La vampa molto sentita a Palermo, è stata più volte accostata al culto del Sole, che proprio in questo periodo riprende vigore. Ma è qualcosa di più, considerando che non fu solo San Giuseppe ad avere uno stretto rapporto con il fuoco, il suo falò diventa ara, dove bruciare negatività, esprimere voti, come il povero che gettava un pezzo di pane conservato dall’anno precedente, nella speranza di aver ancora aiuto e sostegno. Con quel fuoco venivano intrecciate promesse e grazie, bisogni materiali e spirituali.
Gli artefici erano i ragazzi che gareggiavano con gli altri quartieri per altezza e durata della fiamma. Avevano compiti divisi a seconda dall’età e della pericolosità del "rito", c'era chi cercava il materiale da combustione, chi impustava, chi accendeva quannu scura, chi disturbava il lavoro in altri quartieri, come si legge nella scheda tecnica elaborata dal Dipartimento beni Culturali e dell’Identità Siciliana, della Regione Sicilia.
Quando la pira diminuiva la sua potenza di fuoco, i ragazzi saltavano attraversandola, tra canti e danze. Ma se la Vampa era uno dei riti più vistosi, quello del pane non era da meno.
A Palermo la mattina del 19 marzo nella Chiesa di San Giuseppe dei Teatini in piazza Pretoria, l’Arcivescovo benediva i pani. La cerimonia in chiesa era un riappropriarsi di una festa che come dice Fatima Giallolombardo, nel suo lavoro, connetteva "il solenne e devoto al ludico e chiassoso".
Se le "sfinci", dolce tipico, erano "colorate ricche sfarzose complicate e con un segreto nascosto” un travolgente cuore di ricotta dolce, è Il Pane l’alimento principale della festa, il mezzo attraverso cui agisce la Provvidenza.
Di ogni forma e dimensione nel Catanese erano chiamati A Cuddara dalla forma tonda con due mani incrociate dedicata alla Madonna, "A Pagnoccu" per San Giuseppe con la sua mano, o "la varva o lu bastuni”, o il "Gadditu” un galletto per Gesù Bambino.

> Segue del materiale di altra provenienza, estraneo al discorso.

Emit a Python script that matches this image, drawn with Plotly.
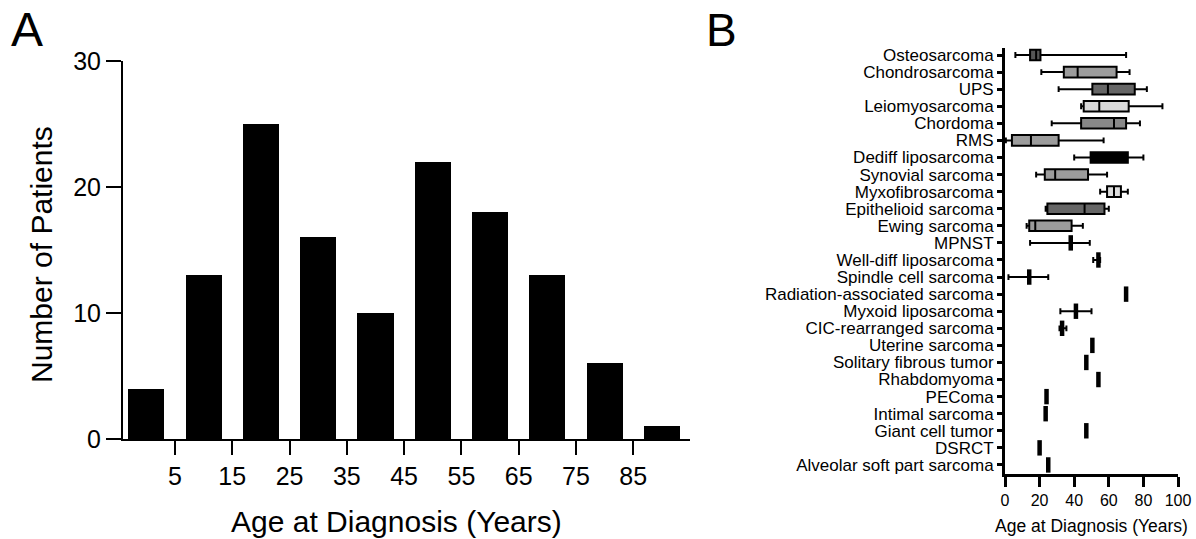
import plotly.graph_objects as go

W, H = 1196, 539
FONT = "Liberation Sans, Arial, Helvetica, sans-serif"

# ---------------- Panel A data ----------------
age_bins = [0, 10, 20, 30, 40, 50, 60, 70, 80, 90]
patients = [4, 13, 25, 16, 10, 22, 18, 13, 6, 1]
age_ticks = [5, 15, 25, 35, 45, 55, 65, 75, 85]
count_ticks = [0, 10, 20, 30]

# ---------------- Panel B data ----------------
subtypes = [
    "Osteosarcoma", "Chondrosarcoma", "UPS", "Leiomyosarcoma", "Chordoma", "RMS",
    "Dediff liposarcoma", "Synovial sarcoma", "Myxofibrosarcoma", "Epithelioid sarcoma",
    "Ewing sarcoma", "MPNST", "Well-diff liposarcoma", "Spindle cell sarcoma",
    "Radiation-associated sarcoma", "Myxoid liposarcoma", "CIC-rearranged sarcoma",
    "Uterine sarcoma", "Solitary fibrous tumor", "Rhabdomyoma", "PEComa",
    "Intimal sarcoma", "Giant cell tumor", "DSRCT", "Alveolar soft part sarcoma",
]
age_min = [6, 21, 31, 44, 27, 0.5, 40, 18, 55, 23.5, 12.5, 14.5, 51, 2, 70, 32, 31.5, 50.5, 47, 54, 24, 23.5, 47, 20, 25]
age_q1 = [14.5, 34, 50.5, 45.5, 44, 4, 49.5, 23, 59, 24.5, 14, 38, 54, 14, 70, 41, 33, 50.5, 47, 54, 24, 23.5, 47, 20, 25]
age_median = [18, 42, 59.5, 54.5, 63, 15, 60, 29, 63, 46, 17.5, 38, 54, 14, 70, 41, 33, 50.5, 47, 54, 24, 23.5, 47, 20, 25]
age_q3 = [20.5, 64.5, 75, 71.5, 70, 31, 71, 48, 67, 57.5, 38.5, 38, 54, 14, 70, 41, 33, 50.5, 47, 54, 24, 23.5, 47, 20, 25]
age_max = [70, 72, 82, 91, 78, 57, 80, 59, 71, 60, 45, 49, 55, 25, 70, 50, 35.5, 50.5, 47, 54, 24, 23.5, 47, 20, 25]
b_ticks = [0, 20, 40, 60, 80, 100]

# styles (box fill shades)
box_fill = ["#555555", "#9c9c9c", "#666666", "#d9d9d9", "#888888", "#9c9c9c", "#000000",
            "#9c9c9c", "#dcdcdc", "#666666", "#9c9c9c"] + ["#ffffff"] * 14

fig = go.Figure()

# Panel A bars
fig.add_trace(go.Bar(
    x=age_bins, y=patients, width=6.3, marker=dict(color="black", line=dict(width=0)),
    xaxis="x", yaxis="y", showlegend=False, hoverinfo="skip",
))

# Panel B boxes
for i, name in enumerate(subtypes):
    fig.add_trace(go.Box(
        y=[name], q1=[age_q1[i]], median=[age_median[i]], q3=[age_q3[i]],
        lowerfence=[age_min[i]], upperfence=[age_max[i]], orientation="h",
        fillcolor=box_fill[i], line=dict(color="black", width=2), width=0.62,
        whiskerwidth=0.55, boxpoints=False, xaxis="x2", yaxis="y2",
        showlegend=False, hoverinfo="skip",
    ))

# thick median marks for collapsed boxes
mx, my = [], []
for i, name in enumerate(subtypes):
    if age_q1[i] == age_q3[i]:
        mx.append(age_median[i])
        my.append(name)
fig.add_trace(go.Scatter(
    x=mx, y=my, mode="markers", xaxis="x2", yaxis="y2",
    marker=dict(symbol="line-ns-open", size=11, color="black", line=dict(width=4.5, color="black")),
    showlegend=False, hoverinfo="skip",
))

fig.update_layout(
    width=W, height=H, margin=dict(l=0, r=0, t=0, b=0, pad=0, autoexpand=False),
    paper_bgcolor="white", plot_bgcolor="white",
    font=dict(family=FONT, color="black"),
    bargap=0, boxmode="overlay",
    xaxis=dict(
        domain=[123 / W, 690 / W], range=[-4.07, 94.9], anchor="y", automargin=False,
        tickmode="array", tickvals=age_ticks, ticks="outside", ticklen=14, tickwidth=2,
        tickcolor="black", showline=True, linewidth=2, linecolor="black",
        showgrid=False, zeroline=False, tickfont=dict(size=25, family=FONT),
    ),
    yaxis=dict(
        domain=[1 - 439 / H, 1 - 61 / H], range=[0, 30], anchor="x", automargin=False,
        tickmode="array", tickvals=count_ticks, ticks="outside", ticklen=15, tickwidth=2,
        tickcolor="black", showline=True, linewidth=2, linecolor="black",
        showgrid=False, zeroline=False, tickfont=dict(size=25, family=FONT),
    ),
    xaxis2=dict(
        domain=[1005 / W, 1178 / W], range=[0, 100], anchor="y2", automargin=False,
        tickmode="array", tickvals=b_ticks, ticks="outside", ticklen=10, tickwidth=3,
        tickcolor="black", showline=True, linewidth=3, linecolor="black",
        showgrid=False, zeroline=False, tickfont=dict(size=16, family=FONT),
    ),
    yaxis2=dict(
        domain=[1 - 474 / H, 1 - 48 / H], type="category", categoryorder="array",
        categoryarray=subtypes, range=[24.53, -0.41], anchor="x2", automargin=False,
        tickmode="array", tickvals=subtypes, ticktext=subtypes,
        ticks="outside", ticklen=5, tickwidth=3, tickcolor="black",
        showline=True, linewidth=3, linecolor="black",
        showgrid=False, zeroline=False, tickfont=dict(size=17, family=FONT),
    ),
    annotations=[
        dict(text="A", x=27 / W, y=1 - 30 / H, xref="paper", yref="paper",
             xanchor="center", yanchor="middle", showarrow=False, font=dict(size=48)),
        dict(text="B", x=721 / W, y=1 - 30 / H, xref="paper", yref="paper",
             xanchor="center", yanchor="middle", showarrow=False, font=dict(size=46)),
        dict(text="Age at Diagnosis (Years)", x=396 / W, y=1 - 521 / H, xref="paper", yref="paper",
             xanchor="center", yanchor="middle", showarrow=False, font=dict(size=30)),
        dict(text="Number of Patients", x=42 / W, y=1 - 255 / H, xref="paper", yref="paper",
             xanchor="center", yanchor="middle", showarrow=False, textangle=-90, font=dict(size=30)),
        dict(text="Age at Diagnosis (Years)", x=1091 / W, y=1 - 526 / H, xref="paper", yref="paper",
             xanchor="center", yanchor="middle", showarrow=False, font=dict(size=17.5)),
    ],
)

fig.write_html("out.html")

E poi c’erano i panuzzi dei bambini con all’interno finocchio, anice, e sesamo, e che potevano avere una grande varietà di forme tra coniglietti, pesciolini, uccellini, cavallucci marini, fiori.
Questi piccoli pani erano, inoltre, alternati a limoni e arance e decoravano complicate strutture a forma di archi realizzate con rami di alloro o mirto, allestiti in casa, o prospicienti l’abitazione. Sotto la struttura una specie di altare era coperto da candide tovaglie bianche, dove venivano messe in esposizione, incredibili ghirlande di pane.
Erano le donne che si cimentavano in questa preparazione che avveniva in casa; quella più brava impastava e si occupava di “ scanari” modellare la pasta, avendo bene in mente, che se la forma "veniva male", andava immediatamente buttata. Gli arnesi nella modellazione erano di uso quotidiano: spilloni, pettini, coltellini e forbicine.
Ma non c’era solo Pane, a San Giuseppe veniva allestito un banchetto per i poveri, una volta i primi a essere serviti erano tre bambini scelti tra i più bisognosi del quartiere.
Il convivio dava "potere agli alimenti" facendoli diventare offerta primaziale e pasto rituale. Le ragazze erano tra quelle che si dedicavano alla realizzazione di questo banchetto, chiedendo in cambio al Santo un buon matrimonio.
Rito d’iniziazione della Primavera, San Giuseppe rappresenta un collegamento importante con questo mondo ancestrale. Uomo di fedesarà cornice in tutta la storia terrena di Maria e Gesù, silenzioso a volte inconsapevole e spesso oscurato da eventi eccezionali.
Nonostante questo ruolo a volte secondario, è quel legame forte con l’umanità, specie quella afflitta e bisognosa. È chi facendosi carico di una famiglia, è la prima fonte di Provvidenza e Amore.